# start of Recorded data

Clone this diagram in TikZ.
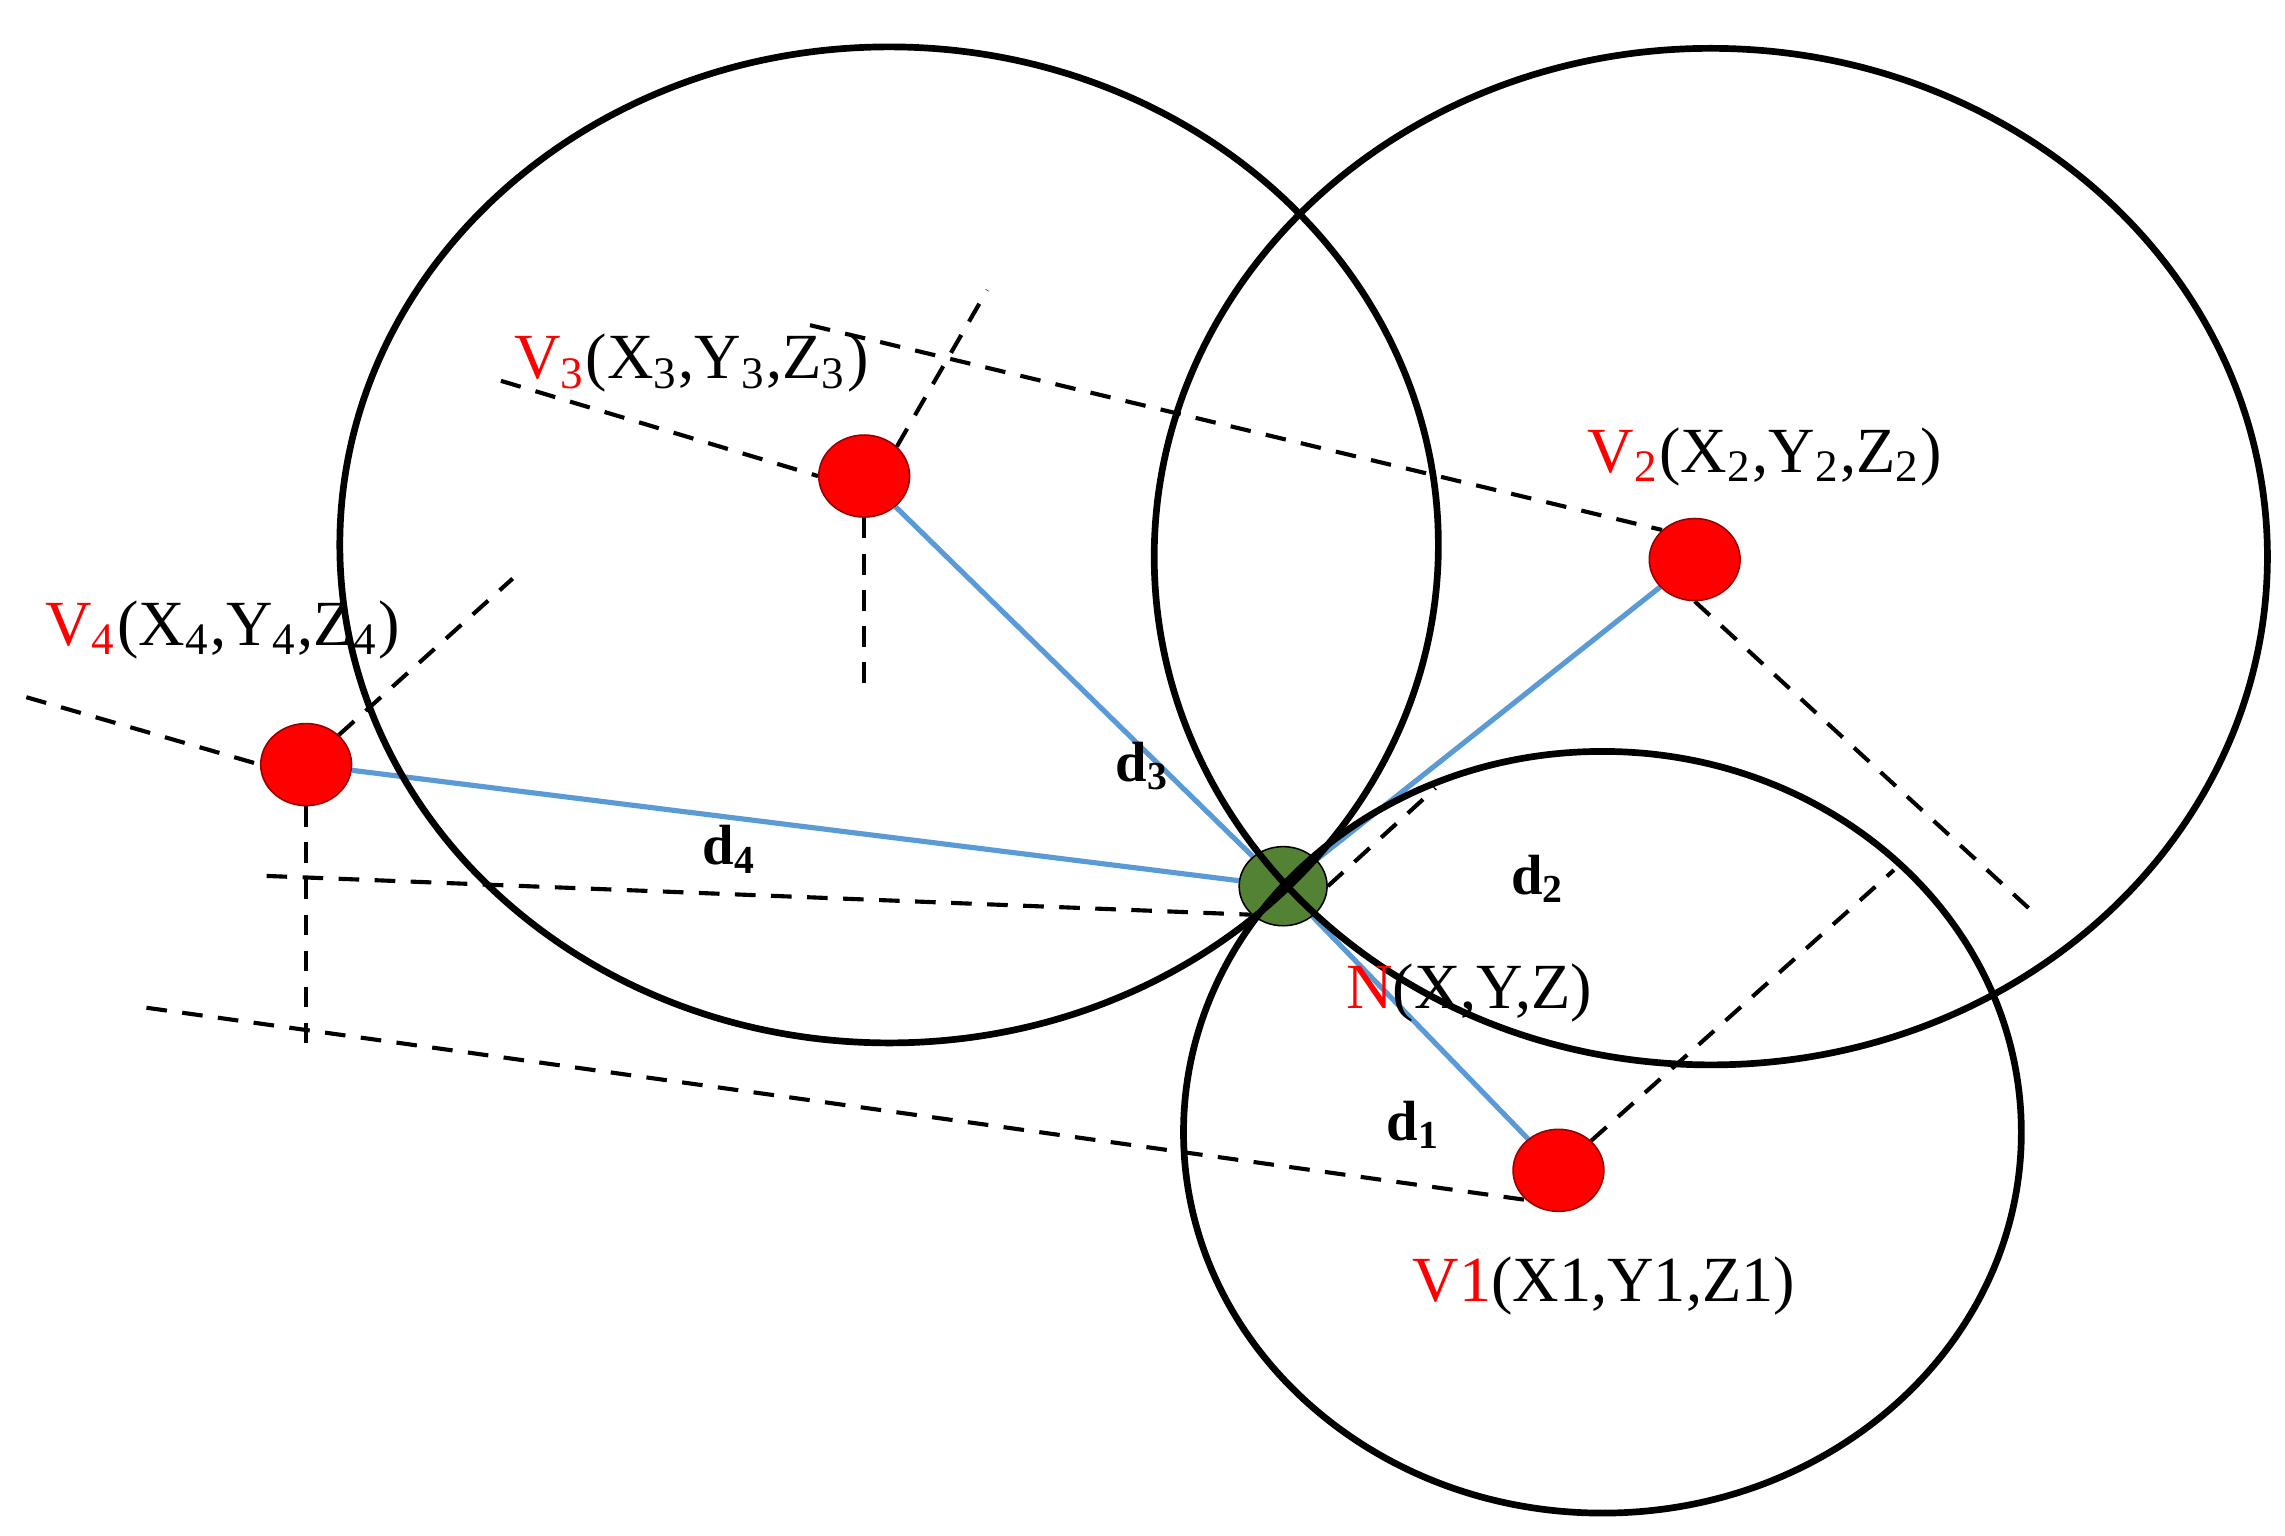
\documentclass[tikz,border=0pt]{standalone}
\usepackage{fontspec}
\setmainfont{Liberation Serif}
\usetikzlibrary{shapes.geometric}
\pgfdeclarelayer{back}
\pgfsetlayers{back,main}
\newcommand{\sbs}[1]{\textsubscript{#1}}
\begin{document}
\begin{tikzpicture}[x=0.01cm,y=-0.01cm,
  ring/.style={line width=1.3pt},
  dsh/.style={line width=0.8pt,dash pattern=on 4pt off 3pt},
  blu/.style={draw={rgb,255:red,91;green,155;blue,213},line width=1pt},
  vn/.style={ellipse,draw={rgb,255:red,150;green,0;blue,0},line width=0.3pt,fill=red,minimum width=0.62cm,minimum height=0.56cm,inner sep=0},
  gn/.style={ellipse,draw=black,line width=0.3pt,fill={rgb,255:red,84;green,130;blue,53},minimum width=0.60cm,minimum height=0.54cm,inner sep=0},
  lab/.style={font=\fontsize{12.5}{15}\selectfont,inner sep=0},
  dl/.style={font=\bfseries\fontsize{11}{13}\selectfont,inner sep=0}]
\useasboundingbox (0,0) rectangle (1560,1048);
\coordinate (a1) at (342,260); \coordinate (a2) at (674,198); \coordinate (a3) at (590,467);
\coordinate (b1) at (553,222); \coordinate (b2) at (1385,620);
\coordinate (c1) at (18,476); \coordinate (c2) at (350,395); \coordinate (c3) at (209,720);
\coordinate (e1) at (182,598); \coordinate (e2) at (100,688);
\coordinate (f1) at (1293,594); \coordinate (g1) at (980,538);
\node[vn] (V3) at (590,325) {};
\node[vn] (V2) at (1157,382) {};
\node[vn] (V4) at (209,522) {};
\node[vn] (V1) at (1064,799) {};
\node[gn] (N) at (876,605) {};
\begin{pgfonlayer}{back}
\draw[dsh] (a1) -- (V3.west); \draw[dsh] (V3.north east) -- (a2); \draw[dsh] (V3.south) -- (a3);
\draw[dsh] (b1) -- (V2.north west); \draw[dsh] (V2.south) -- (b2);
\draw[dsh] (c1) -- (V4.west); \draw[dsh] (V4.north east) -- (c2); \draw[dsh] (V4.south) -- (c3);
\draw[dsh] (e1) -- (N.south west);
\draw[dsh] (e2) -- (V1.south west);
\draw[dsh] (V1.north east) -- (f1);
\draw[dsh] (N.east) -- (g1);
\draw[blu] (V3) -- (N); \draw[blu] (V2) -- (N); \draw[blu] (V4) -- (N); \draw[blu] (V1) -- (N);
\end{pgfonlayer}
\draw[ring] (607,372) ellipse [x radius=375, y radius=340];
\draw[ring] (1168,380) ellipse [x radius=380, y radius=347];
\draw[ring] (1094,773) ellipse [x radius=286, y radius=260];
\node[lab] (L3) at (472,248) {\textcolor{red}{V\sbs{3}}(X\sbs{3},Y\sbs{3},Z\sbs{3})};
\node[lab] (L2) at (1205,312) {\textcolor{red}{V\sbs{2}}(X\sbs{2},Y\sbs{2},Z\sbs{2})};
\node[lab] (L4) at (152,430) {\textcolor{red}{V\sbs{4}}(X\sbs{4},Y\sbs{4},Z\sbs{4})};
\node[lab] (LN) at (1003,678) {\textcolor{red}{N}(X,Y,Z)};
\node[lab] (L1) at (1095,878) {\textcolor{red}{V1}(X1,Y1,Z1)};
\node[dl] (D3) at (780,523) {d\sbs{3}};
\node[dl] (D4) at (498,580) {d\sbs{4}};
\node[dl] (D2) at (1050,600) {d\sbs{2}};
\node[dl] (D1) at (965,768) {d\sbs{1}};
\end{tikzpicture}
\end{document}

# end of Recorded data

**Exercise**
Transcribe the whole listing exactly. Pictures are excluded.

**Task answer**
Clone this diagram in TikZ.
\documentclass[tikz,border=0pt]{standalone}
\usepackage{fontspec}
\setmainfont{Liberation Serif}
\usetikzlibrary{shapes.geometric}
\pgfdeclarelayer{back}
\pgfsetlayers{back,main}
\newcommand{\sbs}[1]{\textsubscript{#1}}
\begin{document}
\begin{tikzpicture}[x=0.01cm,y=-0.01cm,
  ring/.style={line width=1.3pt},
  dsh/.style={line width=0.8pt,dash pattern=on 4pt off 3pt},
  blu/.style={draw={rgb,255:red,91;green,155;blue,213},line width=1pt},
  vn/.style={ellipse,draw={rgb,255:red,150;green,0;blue,0},line width=0.3pt,fill=red,minimum width=0.62cm,minimum height=0.56cm,inner sep=0},
  gn/.style={ellipse,draw=black,line width=0.3pt,fill={rgb,255:red,84;green,130;blue,53},minimum width=0.60cm,minimum height=0.54cm,inner sep=0},
  lab/.style={font=\fontsize{12.5}{15}\selectfont,inner sep=0},
  dl/.style={font=\bfseries\fontsize{11}{13}\selectfont,inner sep=0}]
\useasboundingbox (0,0) rectangle (1560,1048);
\coordinate (a1) at (342,260); \coordinate (a2) at (674,198); \coordinate (a3) at (590,467);
\coordinate (b1) at (553,222); \coordinate (b2) at (1385,620);
\coordinate (c1) at (18,476); \coordinate (c2) at (350,395); \coordinate (c3) at (209,720);
\coordinate (e1) at (182,598); \coordinate (e2) at (100,688);
\coordinate (f1) at (1293,594); \coordinate (g1) at (980,538);
\node[vn] (V3) at (590,325) {};
\node[vn] (V2) at (1157,382) {};
\node[vn] (V4) at (209,522) {};
\node[vn] (V1) at (1064,799) {};
\node[gn] (N) at (876,605) {};
\begin{pgfonlayer}{back}
\draw[dsh] (a1) -- (V3.west); \draw[dsh] (V3.north east) -- (a2); \draw[dsh] (V3.south) -- (a3);
\draw[dsh] (b1) -- (V2.north west); \draw[dsh] (V2.south) -- (b2);
\draw[dsh] (c1) -- (V4.west); \draw[dsh] (V4.north east) -- (c2); \draw[dsh] (V4.south) -- (c3);
\draw[dsh] (e1) -- (N.south west);
\draw[dsh] (e2) -- (V1.south west);
\draw[dsh] (V1.north east) -- (f1);
\draw[dsh] (N.east) -- (g1);
\draw[blu] (V3) -- (N); \draw[blu] (V2) -- (N); \draw[blu] (V4) -- (N); \draw[blu] (V1) -- (N);
\end{pgfonlayer}
\draw[ring] (607,372) ellipse [x radius=375, y radius=340];
\draw[ring] (1168,380) ellipse [x radius=380, y radius=347];
\draw[ring] (1094,773) ellipse [x radius=286, y radius=260];
\node[lab] (L3) at (472,248) {\textcolor{red}{V\sbs{3}}(X\sbs{3},Y\sbs{3},Z\sbs{3})};
\node[lab] (L2) at (1205,312) {\textcolor{red}{V\sbs{2}}(X\sbs{2},Y\sbs{2},Z\sbs{2})};
\node[lab] (L4) at (152,430) {\textcolor{red}{V\sbs{4}}(X\sbs{4},Y\sbs{4},Z\sbs{4})};
\node[lab] (LN) at (1003,678) {\textcolor{red}{N}(X,Y,Z)};
\node[lab] (L1) at (1095,878) {\textcolor{red}{V1}(X1,Y1,Z1)};
\node[dl] (D3) at (780,523) {d\sbs{3}};
\node[dl] (D4) at (498,580) {d\sbs{4}};
\node[dl] (D2) at (1050,600) {d\sbs{2}};
\node[dl] (D1) at (965,768) {d\sbs{1}};
\end{tikzpicture}
\end{document}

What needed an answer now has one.